En Afrique subsaharienne, 21% de la population dispose d’un compte mobile. La finance digitale occupe ainsi une place de plus en plus grande dans la vie des gens, puisqu’elle leur permet d’effectuer toute une série d’opérations, du simple transfert d’argent de personne à personne jusqu’à l’accès au crédit, en passant par le paiement de factures ou l’épargne sur un compte mobile. Mais dans la plupart de ces pays, l’usage a anticipé le cadre réglementaire. Au Maroc, c’est l’inverse. Le pays a d’abord fixé un cadre réglementaire pour le paiement mobile, basé sur l’interopérabilité (M-Wallet) entre les banques, les établissements de paiement et les opérateurs télécoms. «Cette réglementation doit s’accompagner d’un certain nombre d’éléments essentiels pour faire fonctionner la machine comme un outil d’inclusion financière. Il faut que cette interopérabilité soit la plus large possible afin d’englober les acteurs de la micro-finance et micro-assurance», a déclaré Abou Diop, directeur associé au Cabinet Mazars, lors du deuxième colloque du cycle de conférence «Digital Act by inwi» qui a eu lieu le 5 novembre à Casablanca.

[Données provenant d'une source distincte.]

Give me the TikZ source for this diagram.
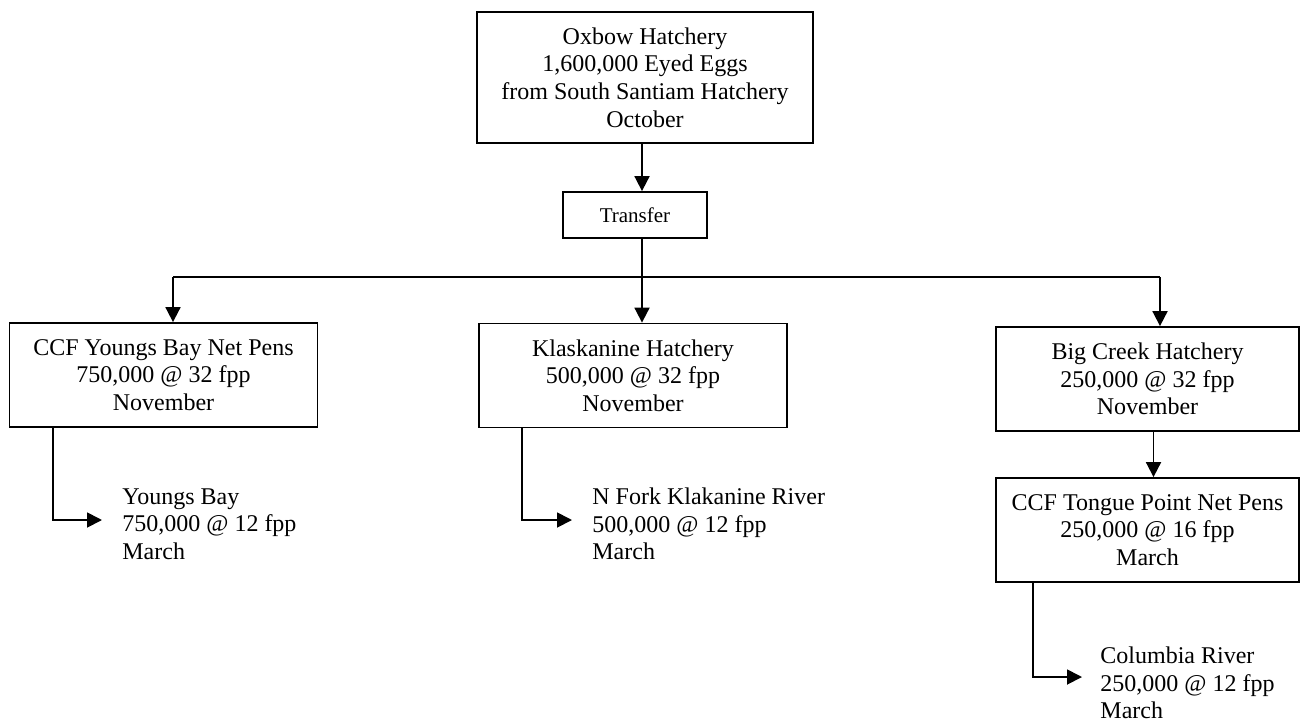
\documentclass[tikz,border=0pt]{standalone}
\usepackage{fontspec}
\setmainfont{Liberation Serif}
\usetikzlibrary{arrows.meta}
\tikzstyle{hatch} = [rectangle, minimum width=154pt, minimum height=52pt, align=center, draw=black, line width=0.9pt, font=\fontsize{12pt}{13.8pt}\selectfont]
\tikzstyle{source} = [hatch, minimum width=168pt, minimum height=65.5pt]
\tikzstyle{step1} = [rectangle, minimum width=72pt, minimum height=23pt, align=center, draw=black, line width=0.9pt, font=\fontsize{10.5pt}{12pt}\selectfont]
\tikzstyle{release} = [rectangle, anchor=west, inner sep=0pt, align=left, font=\fontsize{12pt}{13.8pt}\selectfont]
\tikzstyle{link} = [line width=0.9pt, -{Triangle[length=7.5pt,width=7.5pt]}]
\tikzstyle{plain} = [line width=0.9pt]

\begin{document}
\begin{tikzpicture}[x=0.5pt,y=-0.5pt]
\useasboundingbox (0,0) rectangle (1300,723);

\node at (645,77.5) (ox) [source] {Oxbow Hatchery\\1,600,000 Eyed Eggs\\from South Santiam Hatchery\\October};

\node at (635,215) (tr) [step1] {Transfer};

\coordinate (split) at (642,277);
\coordinate (barL) at (173,277);
\coordinate (barR) at (1160,277);

\draw[link](ox.south -| split) -- (tr.north -| split);
\draw[plain](tr.south -| split) -- (split);
\draw[plain](barL) -- (barR);

\node at (163.5,375) (yb) [hatch] {CCF Youngs Bay Net Pens\\750,000 @ 32 fpp\\November};
\draw[link](barL) -- (barL |- yb.north);

\node at (633,375.5) (kl) [hatch] {Klaskanine Hatchery\\500,000 @ 32 fpp\\November};
\draw[link](split) -- (split |- kl.north);

\node at (1147.5,379) (bc) [hatch, minimum width=151.5pt] {Big Creek Hatchery\\250,000 @ 32 fpp\\November};
\draw[link](barR) -- (barR |- bc.north);

\node at (1147.5,530) (tp) [hatch, minimum width=151.5pt] {CCF Tongue Point Net Pens\\250,000 @ 16 fpp\\March};
\draw[link]([xshift=3pt]bc.south) -- ([xshift=3pt]tp.north);

% releases
\node at (122,524) (ybr) [release] {Youngs Bay\\750,000 @ 12 fpp\\March};
\draw[link]([xshift=22pt]yb.south west) |- ([xshift=-10pt,yshift=2pt]ybr.west);

\node at (592,524) (klr) [release] {N Fork Klakanine River\\500,000 @ 12 fpp\\March};
\draw[link]([xshift=22pt]kl.south west) |- ([xshift=-10pt,yshift=2pt]klr.west);

\node at (1100,683) (tpr) [release] {Columbia River\\250,000 @ 12 fpp\\March};
\draw[link]([xshift=19pt]tp.south west) |- ([xshift=-9pt,yshift=3pt]tpr.west);

\end{tikzpicture}
\end{document}
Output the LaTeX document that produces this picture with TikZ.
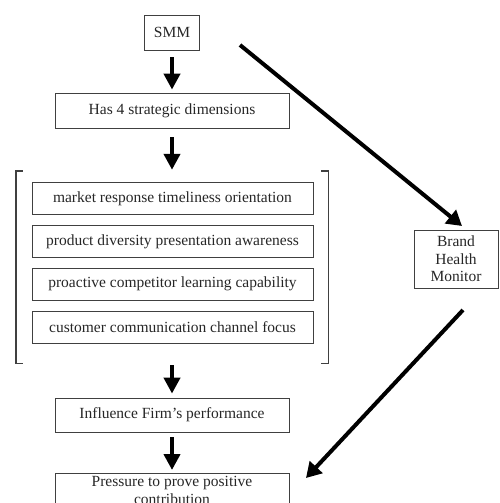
\documentclass[tikz,border=0pt]{standalone}
\usepackage{fontspec}
\setmainfont{Liberation Serif}
\usepackage{tikz}
\usetikzlibrary{arrows.meta, positioning}

\begin{document}
\begin{tikzpicture}[
        x=1pt, y=-1pt,
        % one box style for every text box
        box/.style={
            draw=black!75, rectangle,
            line width=0.8pt,
            minimum height=34pt,
            minimum width=234pt,
            align=center,
            inner sep=2pt,
            text=black!85,
            font=\fontsize{15.5}{18}\selectfont
        },
        dimbox/.style={box, minimum width=281pt, minimum height=32pt},
        flow/.style={-{Triangle[length=16pt,width=16pt]}, line width=4.5pt, shorten <=7pt, shorten >=3pt},
        diag/.style={-{Triangle[length=15pt,width=17pt]}, line width=4pt},
        bracket/.style={draw=black!75, line width=1.4pt}
    ]

    \clip (0,0) rectangle (499,503);

    % Main chain
    \node[box, minimum width=55pt, minimum height=35pt] (smm) at (172,32.5) {SMM};
    \node[box, minimum height=35pt] (has) at (172,110.5) {Has 4 strategic dimensions};

    % The four dimensions
    \node[dimbox] (dim1) at (172.5,198.5) {market response timeliness orientation};
    \node[dimbox, below=10pt of dim1] (dim2) {product diversity presentation awareness};
    \node[dimbox, below=10pt of dim2] (dim3) {proactive competitor learning capability};
    \node[dimbox, below=10pt of dim3] (dim4) {customer communication channel focus};
    \node[minimum width=312pt, minimum height=192pt, inner sep=0pt] (dims) at (172,267) {};
    \draw[bracket] ([xshift=7pt]dims.north west) -| (dims.south west) -- ++(7,0);
    \draw[bracket] ([xshift=-7pt]dims.north east) -| (dims.south east) -- ++(-7,0);

    % Outcomes
    \node[box] (infl) at (172,415) {Influence Firm's performance};
    \node[box, anchor=north, inner sep=1pt] (press) at (172,473) {Pressure to prove positive\\contribution};

    % Side box
    \node[box, minimum width=84pt, minimum height=58pt, font=\fontsize{15.5}{17.5}\selectfont] (brand) at (456,259) {Brand\\Health\\Monitor};

    % Arrows
    \draw[flow] (smm) -- (has);
    \draw[flow, shorten <=9pt, shorten >=1pt] (has) -- (dims);
    \draw[flow, shorten <=2pt, shorten >=4pt] (dims) -- (infl);
    \draw[flow, shorten <=5pt] (infl) -- (press);

    \coordinate (smmout) at (240,45);
    \coordinate (brandin) at (462,226);
    \coordinate (brandout) at (463,310);
    \coordinate (pressin) at (306,478);
    \draw[diag] (smmout) -- (brandin);
    \draw[diag] (brandout) -- (pressin);

\end{tikzpicture}
\end{document}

En clair, pour Diop, les services du paiement mobile au Maroc (même s’ils tardent à démarrer) doivent pouvoir fonctionner en synergie et devenir plus pertinents en cernant tout l’écosystème. «Au Maroc, les points de financiarisation sont principalement portés par les banques, puisque la micro-finance couvre à peine 2,5% de la population. Pourtant, je crois que le secteur bancaire a fait son travail, car le nombre d’agences pour 100.0000 adultes est de l’ordre de 24. Le Maroc est même classé 3e devant des pays européens comme la France (37 agences) et le Danemark (27 agences)», fait valoir Mehdi Tazi, membre du Conseil national de l’inclusion financière.
Comment alors le mobile money peut-il offrir et encourager l’accès à des services financiers abordables pour les 30 à 40% de la population exclue du système financier marocain ? Est-ce que les 40 millions de téléphones mobiles au Maroc pourront changer le modèle de distribution du micro-crédit et de la micro-assurance basé sur la proximité géographique ? «L’enjeu pour le Maroc dans les années à venir est de réduire les inégalités régionales, territoriales et individuelles de genre. Je rappelle que le relèvement, en août dernier, du plafond du micro-crédit à 150.000 DH permet de toucher une nouvelle catégorie de la population. Autant de gisements de croissance offerts pour les opérateurs, d’autant plus que l’objectif de l’écosystème m-payment et de capter six millions d’utilisateurs et de générer 1,5 milliard de transactions en 2025», souligne Amina Kchiri, expertes en éducation et inclusion financières. Désenclaver financièrement la population est une mission compliquée admet Mehdi Tazi : «au Maroc, la régulation est très forte, mais les évolutions qu’on veut lui apporter prennent du temps, du coup le secteur de l’assurance peine à s’adapter au niveau de financiarisation ». La lenteur du circuit législatif est un «faux» problème pour Nicolas Levy, CEO de Inwi Money : «ce qui rend la tâche difficile aux opérateurs de micro-finance ce sont leurs coûts élevés, car basés sur un réseau physique et un modèle économique très coûteux. Le problème aussi, c’est le taux d’impayés chez les populations pauvres». En fait, tout l’avenir repose sur le mobile money, car capable d’offrir des services financiers plus pertinents, accessibles aux habitants des zones rurales et abordables.
«Pour les opérateurs de l’écosystème banques, télécoms et assurances, le mobile money est un très gros réseau de distribution sans le créer et mutualisant plusieurs types de clients. C’est également un système hybride (à la fois physique et digital) qui donne accès à des services financiers et permet le recouvrement», détaille le CEO d’Inwi Money. Combler le déficit d’usages en fournissant des services (abordables) dont les populations ont besoin. Voici, le défi qui unit désormais les opérateurs financiers et télécoms. Bien sûr, tout cela doit s’accompagner aussi, selon les panélistes, de l’équipement des ménages. Autant aujourd’hui sur un certain nombre de transactions comme les transferts, on joue sur la 2G, autant sur la partie micro-assurance/micro-finance, le pays est obligé de passer à des équipements encore plus importants des ménages pour pouvoir fluidifier les transactions.